## Dataset content:

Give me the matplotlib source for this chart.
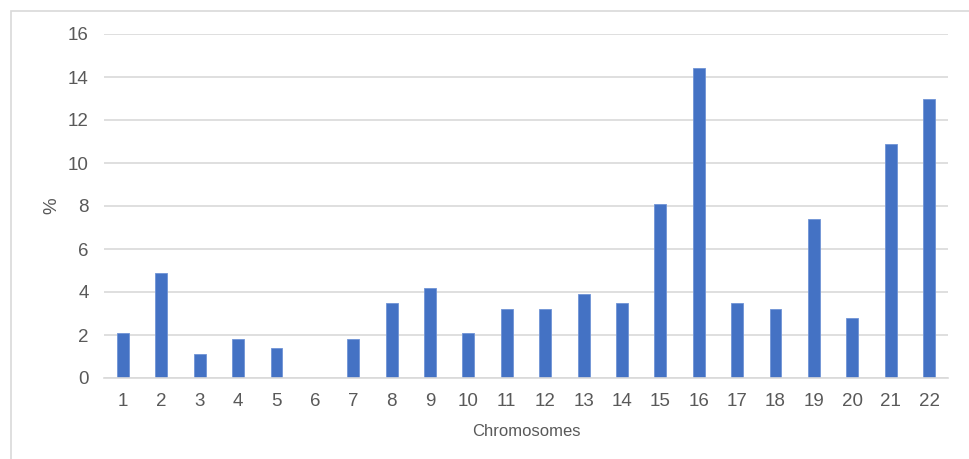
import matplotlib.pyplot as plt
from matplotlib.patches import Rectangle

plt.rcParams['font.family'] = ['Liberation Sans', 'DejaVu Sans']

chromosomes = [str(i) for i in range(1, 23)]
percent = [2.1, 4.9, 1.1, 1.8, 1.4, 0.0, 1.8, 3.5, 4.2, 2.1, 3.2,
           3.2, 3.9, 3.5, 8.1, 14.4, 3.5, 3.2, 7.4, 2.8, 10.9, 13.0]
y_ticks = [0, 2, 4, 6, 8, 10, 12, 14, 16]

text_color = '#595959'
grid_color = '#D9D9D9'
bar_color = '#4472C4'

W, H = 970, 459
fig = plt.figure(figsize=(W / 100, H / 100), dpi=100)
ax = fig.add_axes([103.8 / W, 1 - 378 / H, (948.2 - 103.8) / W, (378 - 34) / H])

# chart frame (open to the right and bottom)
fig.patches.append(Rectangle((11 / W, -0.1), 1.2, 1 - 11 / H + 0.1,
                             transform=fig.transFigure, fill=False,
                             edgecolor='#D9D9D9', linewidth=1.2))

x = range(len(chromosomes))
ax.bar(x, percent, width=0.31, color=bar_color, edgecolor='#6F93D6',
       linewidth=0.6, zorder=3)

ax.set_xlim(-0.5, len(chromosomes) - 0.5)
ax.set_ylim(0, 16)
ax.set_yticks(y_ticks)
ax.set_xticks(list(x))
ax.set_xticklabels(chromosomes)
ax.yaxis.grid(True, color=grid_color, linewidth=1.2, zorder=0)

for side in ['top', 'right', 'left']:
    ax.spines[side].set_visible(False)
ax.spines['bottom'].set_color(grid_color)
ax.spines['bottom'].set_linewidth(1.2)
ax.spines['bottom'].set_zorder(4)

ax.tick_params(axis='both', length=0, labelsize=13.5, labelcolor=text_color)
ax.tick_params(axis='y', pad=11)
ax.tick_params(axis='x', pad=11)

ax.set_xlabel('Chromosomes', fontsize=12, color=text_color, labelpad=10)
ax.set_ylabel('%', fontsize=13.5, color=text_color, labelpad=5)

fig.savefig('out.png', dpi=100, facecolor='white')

## Problem to work on:
Set the listing down in full and exactly. Pictures within it should not appear in the copy.

## The answer:
Give me the matplotlib source for this chart.
import matplotlib.pyplot as plt
from matplotlib.patches import Rectangle

plt.rcParams['font.family'] = ['Liberation Sans', 'DejaVu Sans']

chromosomes = [str(i) for i in range(1, 23)]
percent = [2.1, 4.9, 1.1, 1.8, 1.4, 0.0, 1.8, 3.5, 4.2, 2.1, 3.2,
           3.2, 3.9, 3.5, 8.1, 14.4, 3.5, 3.2, 7.4, 2.8, 10.9, 13.0]
y_ticks = [0, 2, 4, 6, 8, 10, 12, 14, 16]

text_color = '#595959'
grid_color = '#D9D9D9'
bar_color = '#4472C4'

W, H = 970, 459
fig = plt.figure(figsize=(W / 100, H / 100), dpi=100)
ax = fig.add_axes([103.8 / W, 1 - 378 / H, (948.2 - 103.8) / W, (378 - 34) / H])

# chart frame (open to the right and bottom)
fig.patches.append(Rectangle((11 / W, -0.1), 1.2, 1 - 11 / H + 0.1,
                             transform=fig.transFigure, fill=False,
                             edgecolor='#D9D9D9', linewidth=1.2))

x = range(len(chromosomes))
ax.bar(x, percent, width=0.31, color=bar_color, edgecolor='#6F93D6',
       linewidth=0.6, zorder=3)

ax.set_xlim(-0.5, len(chromosomes) - 0.5)
ax.set_ylim(0, 16)
ax.set_yticks(y_ticks)
ax.set_xticks(list(x))
ax.set_xticklabels(chromosomes)
ax.yaxis.grid(True, color=grid_color, linewidth=1.2, zorder=0)

for side in ['top', 'right', 'left']:
    ax.spines[side].set_visible(False)
ax.spines['bottom'].set_color(grid_color)
ax.spines['bottom'].set_linewidth(1.2)
ax.spines['bottom'].set_zorder(4)

ax.tick_params(axis='both', length=0, labelsize=13.5, labelcolor=text_color)
ax.tick_params(axis='y', pad=11)
ax.tick_params(axis='x', pad=11)

ax.set_xlabel('Chromosomes', fontsize=12, color=text_color, labelpad=10)
ax.set_ylabel('%', fontsize=13.5, color=text_color, labelpad=5)

fig.savefig('out.png', dpi=100, facecolor='white')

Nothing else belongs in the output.